Comment cela marcherait-il ? Les obligations catastrophes sont un instrument imaginé par les sociétés d’assurances dans les années 90 visant à transférer des risques catastrophes avec pertes potentielles extrêmes vers des investisseurs privés. Il s’agirait d’un investissement risqué. Si tout va bien, les investisseurs récupèrent leur mise de départ, en plus d’une rémunération attractive.
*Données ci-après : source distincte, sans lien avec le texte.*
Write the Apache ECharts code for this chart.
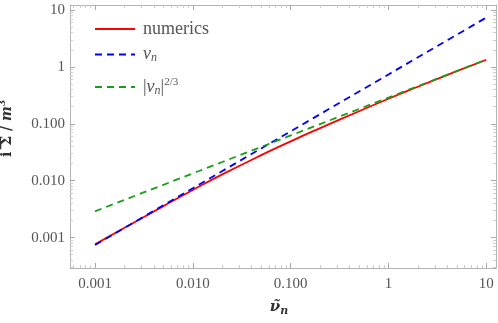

Mais si un événement climatique prédéfini survient, l’argent investi sert à surmonter la crise. « Le placement est risqué, mais il présente un avantage important : cet investissement n’est pas directement corrélé aux cycles économiques et apporte en ce sens une forme de diversification », conclut Johann Clere.

Johann CLERE Veolia

L’avantage de ces resilience bonds est aussi qu’ils pourront financer des solutions pour s’assurer que des zones industrielles, notamment dans la chimie, soient plus robustes et résilientes face à des à des événements climatiques forts ou assurer par exemple l’approvisionnement en électricité des hôpitaux. La ville américaine de Houston, après avoir vécu des inondations dévastatrices en 2017, explore actuellement la mise en œuvre d’un premier resilience bond de pas moins de 15 Md$ pour créer un système de digues et de vannes de gestion des flux d’inondation, inspiré des pratiques aux Pays-Bas. Prévenir plutôt que guérir, ce mantra devrait bien sûr plaire aux assureurs qui ont eux-mêmes une capacité à investir… et donc à soutenir ce nouveau type d’obligations.